═══ Data for this exercise ═══
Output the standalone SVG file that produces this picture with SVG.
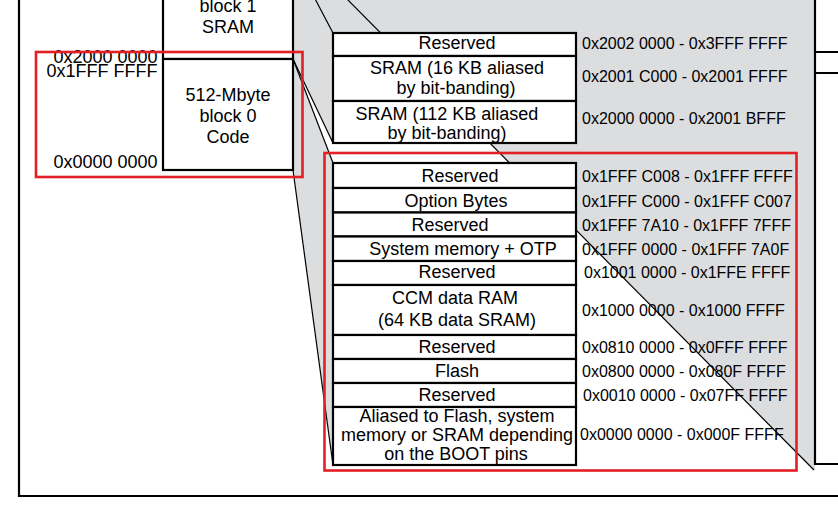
<svg xmlns="http://www.w3.org/2000/svg" width="838" height="518" viewBox="0 0 838 518">
<style>
.bg{fill:#ffffff}
.gray{fill:#dcdddf;stroke:none}
.frame{fill:none;stroke:#000;stroke-width:2.2}
.cell{fill:#ffffff;stroke:#000;stroke-width:2.2}
.conn{fill:none;stroke:#000;stroke-width:1.2}
.hl{fill:none;stroke:#e31e24;stroke-width:2.6}
.lbl{font-family:"Liberation Sans",Arial,sans-serif;font-size:18px;fill:#000;text-anchor:middle}
.addr{font-family:"Liberation Sans",Arial,sans-serif;font-size:16px;fill:#000}
.left{font-family:"Liberation Sans",Arial,sans-serif;font-size:18px;fill:#000;text-anchor:end}
</style>
<rect class="bg" x="0" y="0" width="838" height="518"/>

<g id="projections">
<path class="gray" d="M343,-5 L815,-5 L815,471 L814,470 Z"/>
<path class="gray" d="M293,-5 L343,-5 L489.8,143 L333,143 L293,59 Z"/>
<path class="gray" d="M293,59 L333,163 L333,465 L293,170 Z"/>
</g>

<g id="outer-frame">
<path class="frame" d="M19,-5 L19,496 L843,496"/>
</g>

<g id="right-column">
<path class="frame" d="M815,-5 L815,464 L843,464 M815,52 L843,52 M815,73 L843,73"/>
</g>

<g id="connectors">
<line class="conn" x1="293" y1="-43" x2="333" y2="33"/>
<line class="conn" x1="293" y1="59" x2="333" y2="143"/>
<line class="conn" x1="293" y1="59" x2="333" y2="163"/>
<line class="conn" x1="293" y1="170" x2="333" y2="465"/>
<line class="conn" x1="343" y1="-5" x2="814" y2="470"/>
</g>

<g id="block1">
<rect class="cell" x="163" y="-60" width="130" height="119"/>
<text class="lbl" x="228" y="12">block 1</text>
<text class="lbl" x="228" y="33">SRAM</text>
</g>
<g id="block0">
<rect class="cell" x="163" y="59" width="130" height="111"/>
<text class="lbl" x="228" y="101">512-Mbyte</text>
<text class="lbl" x="228" y="122">block 0</text>
<text class="lbl" x="228" y="143">Code</text>
</g>
<g id="block-addresses">
<text class="left" x="157.5" y="63">0x2000 0000</text>
<text class="left" x="157.5" y="77">0x1FFF FFFF</text>
<text class="left" x="157.5" y="168">0x0000 0000</text>
</g>

<g id="sram-reserved">
<rect class="cell" x="333" y="33" width="243" height="23"/>
<text class="lbl" x="457" y="49">Reserved</text>
<text class="addr" x="582" y="49">0x2002 0000 - 0x3FFF FFFF</text>
</g>
<g id="sram-16kb">
<rect class="cell" x="333" y="56" width="243" height="45"/>
<text class="lbl" x="457" y="74">SRAM (16 KB aliased</text>
<text class="lbl" x="456" y="94">by bit-banding)</text>
<text class="addr" x="582" y="82">0x2001 C000 - 0x2001 FFFF</text>
</g>
<g id="sram-112kb">
<rect class="cell" x="333" y="101" width="243" height="42"/>
<text class="lbl" x="447" y="120">SRAM (112 KB aliased</text>
<text class="lbl" x="447" y="139">by bit-banding)</text>
<text class="addr" x="582" y="124">0x2000 0000 - 0x2001 BFFF</text>
</g>

<g id="code-reserved-1">
<rect class="cell" x="333" y="163" width="243" height="25"/>
<text class="lbl" x="460" y="182">Reserved</text>
<text class="addr" x="582" y="182">0x1FFF C008 - 0x1FFF FFFF</text>
</g>
<g id="option-bytes">
<rect class="cell" x="333" y="188" width="243" height="24.5"/>
<text class="lbl" x="456" y="206.5">Option Bytes</text>
<text class="addr" x="582" y="206.5">0x1FFF C000 - 0x1FFF C007</text>
</g>
<g id="code-reserved-2">
<rect class="cell" x="333" y="212.5" width="243" height="24"/>
<text class="lbl" x="450" y="230.5">Reserved</text>
<text class="addr" x="582" y="230.5">0x1FFF 7A10 - 0x1FFF 7FFF</text>
</g>
<g id="system-memory">
<rect class="cell" x="333" y="236.5" width="243" height="24.5"/>
<text class="lbl" x="463" y="254.5">System memory + OTP</text>
<text class="addr" x="582" y="254.5">0x1FFF 0000 - 0x1FFF 7A0F</text>
</g>
<g id="code-reserved-3">
<rect class="cell" x="333" y="261" width="243" height="24"/>
<text class="lbl" x="457" y="278">Reserved</text>
<text class="addr" x="584" y="278">0x1001 0000 - 0x1FFE FFFF</text>
</g>
<g id="ccm-ram">
<rect class="cell" x="333" y="285" width="243" height="50"/>
<text class="lbl" x="455" y="304">CCM data RAM</text>
<text class="lbl" x="457" y="326">(64 KB data SRAM)</text>
<text class="addr" x="582" y="316">0x1000 0000 - 0x1000 FFFF</text>
</g>
<g id="code-reserved-4">
<rect class="cell" x="333" y="335" width="243" height="24"/>
<text class="lbl" x="457" y="353">Reserved</text>
<text class="addr" x="582" y="353">0x0810 0000 - 0x0FFF FFFF</text>
</g>
<g id="flash">
<rect class="cell" x="333" y="359" width="243" height="24"/>
<text class="lbl" x="457" y="377">Flash</text>
<text class="addr" x="582" y="377">0x0800 0000 - 0x080F FFFF</text>
</g>
<g id="code-reserved-5">
<rect class="cell" x="333" y="383" width="243" height="24"/>
<text class="lbl" x="457" y="401">Reserved</text>
<text class="addr" x="583" y="401">0x0010 0000 - 0x07FF FFFF</text>
</g>
<g id="aliased">
<rect class="cell" x="333" y="407" width="243" height="58"/>
<text class="lbl" x="457" y="422">Aliased to Flash, system</text>
<text class="lbl" x="457" y="441">memory or SRAM depending</text>
<text class="lbl" x="456" y="460">on the BOOT pins</text>
<text class="addr" x="580" y="440">0x0000 0000 - 0x000F FFFF</text>
</g>

<g id="highlights">
<rect class="hl" x="36" y="52" width="266.5" height="125"/>
<rect class="hl" x="324.5" y="153" width="472" height="317.5"/>
</g>
</svg>
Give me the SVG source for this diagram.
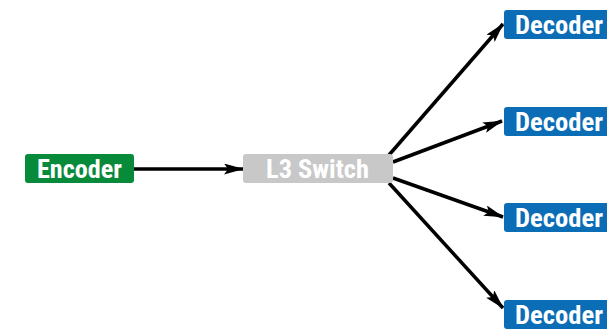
<svg xmlns="http://www.w3.org/2000/svg" width="607" height="330" viewBox="0 0 607 330">
<style>
.lbl{font-family:"Liberation Sans Narrow","Roboto Condensed",Roboto,"Liberation Sans",Arial,sans-serif;font-weight:bold;font-size:25px;fill:#fff}
.edge{stroke:#000;stroke-width:3.5;fill:none;marker-end:url(#ah)}
</style>
<defs>
<marker id="ah" viewBox="0 0 20 11" refX="19" refY="5.5" markerWidth="20" markerHeight="11" markerUnits="userSpaceOnUse" orient="auto">
<path d="M0,0 L20,5.5 L0,11 L4,5.5 z" fill="#000"/>
</marker>
</defs>
<rect width="607" height="330" fill="#fff"/>
<g id="connectors">
<line class="edge" x1="134" y1="169" x2="243" y2="169"/>
<line class="edge" x1="389" y1="155" x2="503" y2="24"/>
<line class="edge" x1="393" y1="162" x2="502" y2="121"/>
<line class="edge" x1="393" y1="178" x2="503" y2="217"/>
<line class="edge" x1="389" y1="183" x2="503" y2="308"/>
</g>
<g id="encoder">
<rect x="25" y="154" width="109" height="29" rx="3" fill="#078a3a"/>
<text class="lbl" x="79.5" y="177.5" text-anchor="middle" textLength="85" lengthAdjust="spacingAndGlyphs">Encoder</text>
</g>
<g id="switch">
<rect x="243" y="154" width="150" height="29" rx="3" fill="#c8c8c8"/>
<text class="lbl" x="317.5" y="177.5" text-anchor="middle" textLength="103" lengthAdjust="spacingAndGlyphs">L3 Switch</text>
</g>
<g id="decoder1">
<rect x="504" y="10" width="110" height="29" rx="3" fill="#0b6db5"/>
<text class="lbl" x="515" y="33.5" textLength="88" lengthAdjust="spacingAndGlyphs">Decoder</text>
</g>
<g id="decoder2">
<rect x="504" y="107" width="110" height="29" rx="3" fill="#0b6db5"/>
<text class="lbl" x="515" y="130.5" textLength="88" lengthAdjust="spacingAndGlyphs">Decoder</text>
</g>
<g id="decoder3">
<rect x="504" y="203" width="110" height="29" rx="3" fill="#0b6db5"/>
<text class="lbl" x="515" y="226.5" textLength="88" lengthAdjust="spacingAndGlyphs">Decoder</text>
</g>
<g id="decoder4">
<rect x="504" y="300" width="110" height="29" rx="3" fill="#0b6db5"/>
<text class="lbl" x="515" y="323.5" textLength="88" lengthAdjust="spacingAndGlyphs">Decoder</text>
</g>
</svg>
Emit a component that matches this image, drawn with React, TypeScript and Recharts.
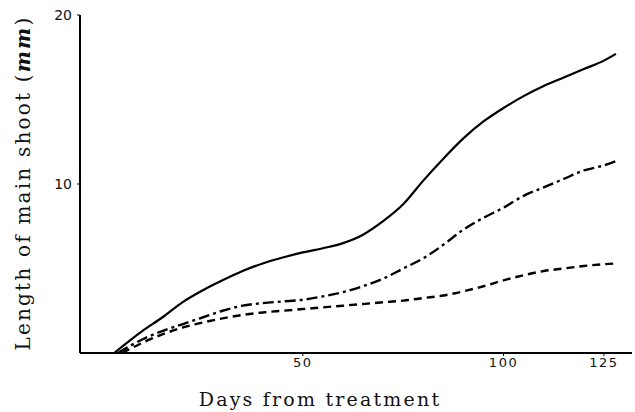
import { CartesianGrid, Line, LineChart, XAxis, YAxis } from "recharts";

// days after treatment, shared by the three curves
const days = [10, 15, 20, 25, 30, 35, 40, 45, 50, 55, 60, 65, 70, 75, 80, 85, 90, 95, 100, 105, 110, 115, 120, 125, 128];

// main shoot length (mm)
const solidVals = [1.3, 2.1, 3.0, 3.7, 4.3, 4.85, 5.3, 5.65, 5.95, 6.2, 6.5, 7.0, 7.8, 8.8, 10.2, 11.5, 12.7, 13.7, 14.5, 15.2, 15.8, 16.3, 16.8, 17.3, 17.7];
const dashDotVals = [0.8, 1.3, 1.7, 2.1, 2.5, 2.8, 2.95, 3.05, 3.15, 3.35, 3.6, 3.95, 4.4, 5.0, 5.6, 6.4, 7.3, 8.0, 8.6, 9.3, 9.8, 10.3, 10.8, 11.1, 11.35];
const dashedVals = [0.6, 1.1, 1.5, 1.8, 2.05, 2.25, 2.4, 2.5, 2.6, 2.7, 2.8, 2.9, 3.0, 3.1, 3.25, 3.4, 3.65, 3.95, 4.3, 4.6, 4.85, 5.0, 5.15, 5.25, 5.3];

// day each curve leaves the baseline
const startDays = [3, 4, 5];

const xTicks = [50, 100, 125];
const yTicks = [10, 20];

const build = (start: number, vals: number[]) => [
  { day: start, v: 0 },
  ...days.map((d, i) => ({ day: d, v: vals[i] })),
];

const serif = "'DejaVu Serif', serif";

export default function App() {
  const solid = build(startDays[0], solidVals);
  const dashDot = build(startDays[1], dashDotVals);
  const dashed = build(startDays[2], dashedVals);

  return (
    <div style={{ position: "absolute", left: 0, top: 0, background: "#fff" }}>
      <LineChart width={635} height={412} margin={{ top: 15, right: 3, bottom: 29, left: 0 }}>
        <CartesianGrid stroke="none" />
        <XAxis
          dataKey="day"
          type="number"
          domain={[-5.5, 132]}
          ticks={xTicks}
          allowDuplicatedCategory={false}
          axisLine={{ stroke: "#000", strokeWidth: 2 }}
          tickLine={{ stroke: "#000" }}
          tickSize={3}
          tick={{ fill: "#111", fontSize: 13, fontFamily: "'DejaVu Sans', sans-serif", letterSpacing: 1.5 }}
          label={{
            content: () => (
              <text
                x={320}
                y={399}
                textAnchor="middle"
                dominantBaseline="central"
                fill="#111"
                fontSize={19}
                fontFamily={serif}
                letterSpacing={2.2}
              >
                Days from treatment
              </text>
            ),
          }}
        />
        <YAxis
          type="number"
          domain={[0, 20]}
          ticks={yTicks}
          width={80}
          axisLine={{ stroke: "#000", strokeWidth: 2 }}
          tickLine={{ stroke: "#000" }}
          tickSize={3}
          tick={{ fill: "#111", fontSize: 14, fontFamily: "'DejaVu Sans', sans-serif", dx: -3 }}
          label={{
            content: () => (
              <text
                x={23}
                y={183}
                transform="rotate(-90 23 183)"
                textAnchor="middle"
                dominantBaseline="central"
                fill="#111"
                fontSize={20}
                fontFamily={serif}
                letterSpacing={2.2}
              >
                Length of main shoot (
                <tspan fontStyle="italic" fontWeight="bold">mm</tspan>)
              </text>
            ),
          }}
        />
        <Line data={solid} dataKey="v" type="monotone" stroke="#000" strokeWidth={2.2} dot={false} isAnimationActive={false} />
        <Line data={dashDot} dataKey="v" type="monotone" stroke="#000" strokeWidth={2.4} strokeDasharray="11 4 3 4" dot={false} isAnimationActive={false} />
        <Line data={dashed} dataKey="v" type="monotone" stroke="#000" strokeWidth={2.4} strokeDasharray="8 5" dot={false} isAnimationActive={false} />
      </LineChart>
    </div>
  );
}
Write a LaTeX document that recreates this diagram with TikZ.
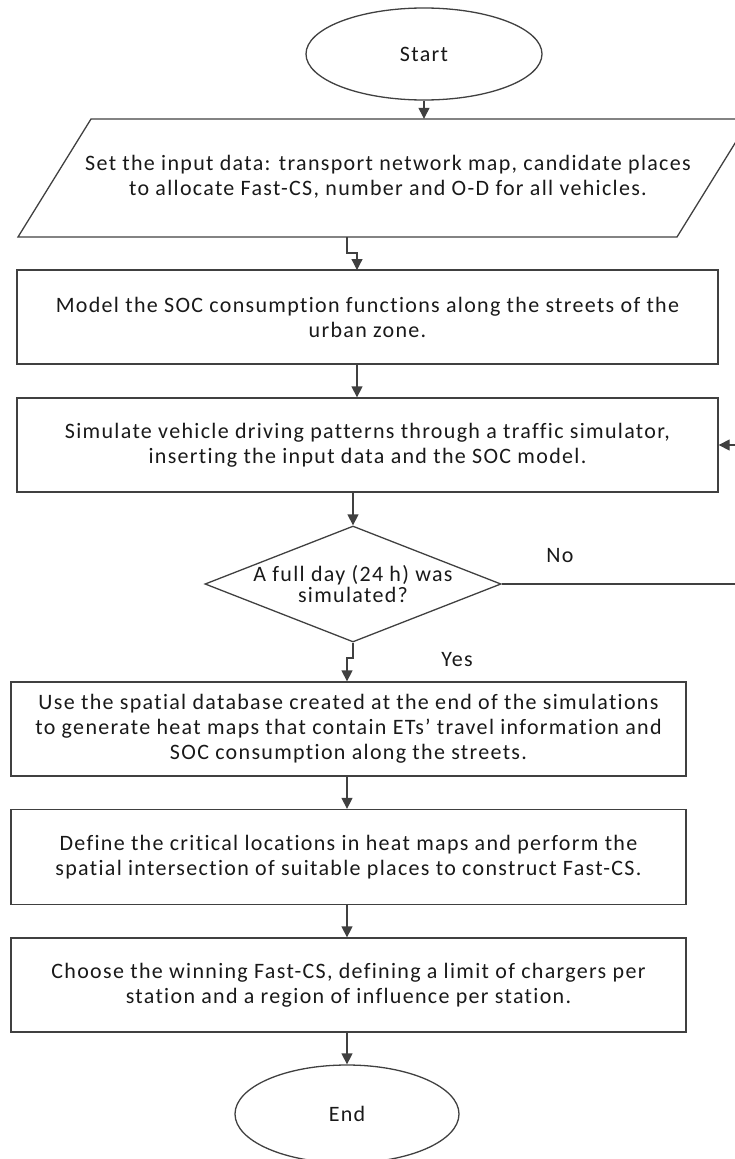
\documentclass[tikz,border=0pt]{standalone}
\usepackage{fontspec}
\setmainfont{Carlito}[LetterSpace=6,Ligatures=NoCommon]
\usetikzlibrary{shapes.geometric,arrows.meta}
\begin{document}
\begin{tikzpicture}[x=1pt,y=-1pt,
  line/.style={draw=black!75,line width=1.3pt},
  arr/.style={line,-{Triangle[length=11pt,width=11pt]}},
  boxst/.style={line, rectangle, inner sep=0pt, align=center},
  txt/.style={font=\fontsize{22}{25}\selectfont, align=center, text=black!90},
  lbl/.style={font=\fontsize{22}{22}\selectfont, text=black!90}]
\useasboundingbox (0,0) rectangle (735,1159);
\clip (0,0) rectangle (735,1159);
% Start
\node[line, ellipse, minimum width=236pt, minimum height=92pt, txt] (start) at (424,54) {Start};
% input parallelogram
\draw[line] (91,119) -- (750,119) -- (677,237) -- (18,237) -- cycle;
\node[minimum width=660pt, minimum height=118pt, inner sep=0pt] (inp) at (384,178) {};
\node[txt] (inptxt) at (388,177) {Set the input data: transport network map, candidate places\\to allocate Fast-CS, number and O-D for all vehicles.};
% boxes
\node[boxst, minimum width=701pt, minimum height=94pt, txt] (b1) at (367.5,317) {Model the SOC consumption functions along the streets of the\\urban zone.};
\node[boxst, minimum width=701pt, minimum height=94pt, txt] (b2) at (367.5,445) {Simulate vehicle driving patterns through a traffic simulator,\\inserting the input data and the SOC model.};
\node[line, diamond, aspect=2.6, minimum width=292pt, minimum height=116pt, inner sep=0pt, txt, font=\fontsize{22}{21}\selectfont] (d) at (353,584) {A full day (24 h) was\\simulated?};
\node[boxst, minimum width=675pt, minimum height=94pt, txt] (b3) at (348.5,729) {Use the spatial database created at the end of the simulations\\to generate heat maps that contain ETs’ travel information and\\SOC consumption along the streets.};
\node[boxst, minimum width=675pt, minimum height=95pt, txt] (b4) at (348.5,857) {Define the critical locations in heat maps and perform the\\spatial intersection of suitable places to construct Fast-CS.};
\node[boxst, minimum width=675pt, minimum height=94pt, txt] (b5) at (348.5,985) {Choose the winning Fast-CS, defining a limit of chargers per\\station and a region of influence per station.};
\node[line, ellipse, minimum width=224pt, minimum height=98pt, txt] (end) at (347,1114) {End};
% connectors
\coordinate (c1) at (347,237);
\draw[arr] (start.south) -- (inp.north -| start.south);
\draw[arr] (c1) -- (347,253) -- (357,253) -- (357,270);
\draw[arr] (b1.south -| 357,0) -- (b2.north -| 357,0);
\draw[arr] (b2.south -| d.north) -- (d.north);
\coordinate (rr) at (736,584);
\draw[line] (d.east) -- (rr) -- (rr |- b2.east);
\draw[arr] (rr |- b2.east) -- (b2.east);
\node[lbl] (no) at (560,556) {No};
\draw[arr] (d.south) -- (353,658) -- (347,658) -- (b3.north -| 347,0);
\node[lbl] (yes) at (457,660) {Yes};
\draw[arr] (b3.south -| 347,0) -- (b4.north -| 347,0);
\draw[arr] (b4.south -| 347,0) -- (b5.north -| 347,0);
\draw[arr] (b5.south -| end.north) -- (end.north);
\end{tikzpicture}
\end{document}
═══
Extract from the material above the stretch running from the line containing "Emit a component" through the line containing "const dashed = build(startDays[2], dashedVals);". Keep the text exact and the pictures out.

_Expected answer_
Emit a component that matches this image, drawn with React, TypeScript and Recharts.
import { CartesianGrid, Line, LineChart, XAxis, YAxis } from "recharts";

// days after treatment, shared by the three curves
const days = [10, 15, 20, 25, 30, 35, 40, 45, 50, 55, 60, 65, 70, 75, 80, 85, 90, 95, 100, 105, 110, 115, 120, 125, 128];

// main shoot length (mm)
const solidVals = [1.3, 2.1, 3.0, 3.7, 4.3, 4.85, 5.3, 5.65, 5.95, 6.2, 6.5, 7.0, 7.8, 8.8, 10.2, 11.5, 12.7, 13.7, 14.5, 15.2, 15.8, 16.3, 16.8, 17.3, 17.7];
const dashDotVals = [0.8, 1.3, 1.7, 2.1, 2.5, 2.8, 2.95, 3.05, 3.15, 3.35, 3.6, 3.95, 4.4, 5.0, 5.6, 6.4, 7.3, 8.0, 8.6, 9.3, 9.8, 10.3, 10.8, 11.1, 11.35];
const dashedVals = [0.6, 1.1, 1.5, 1.8, 2.05, 2.25, 2.4, 2.5, 2.6, 2.7, 2.8, 2.9, 3.0, 3.1, 3.25, 3.4, 3.65, 3.95, 4.3, 4.6, 4.85, 5.0, 5.15, 5.25, 5.3];

// day each curve leaves the baseline
const startDays = [3, 4, 5];

const xTicks = [50, 100, 125];
const yTicks = [10, 20];

const build = (start: number, vals: number[]) => [
  { day: start, v: 0 },
  ...days.map((d, i) => ({ day: d, v: vals[i] })),
];

const serif = "'DejaVu Serif', serif";

export default function App() {
  const solid = build(startDays[0], solidVals);
  const dashDot = build(startDays[1], dashDotVals);
  const dashed = build(startDays[2], dashedVals);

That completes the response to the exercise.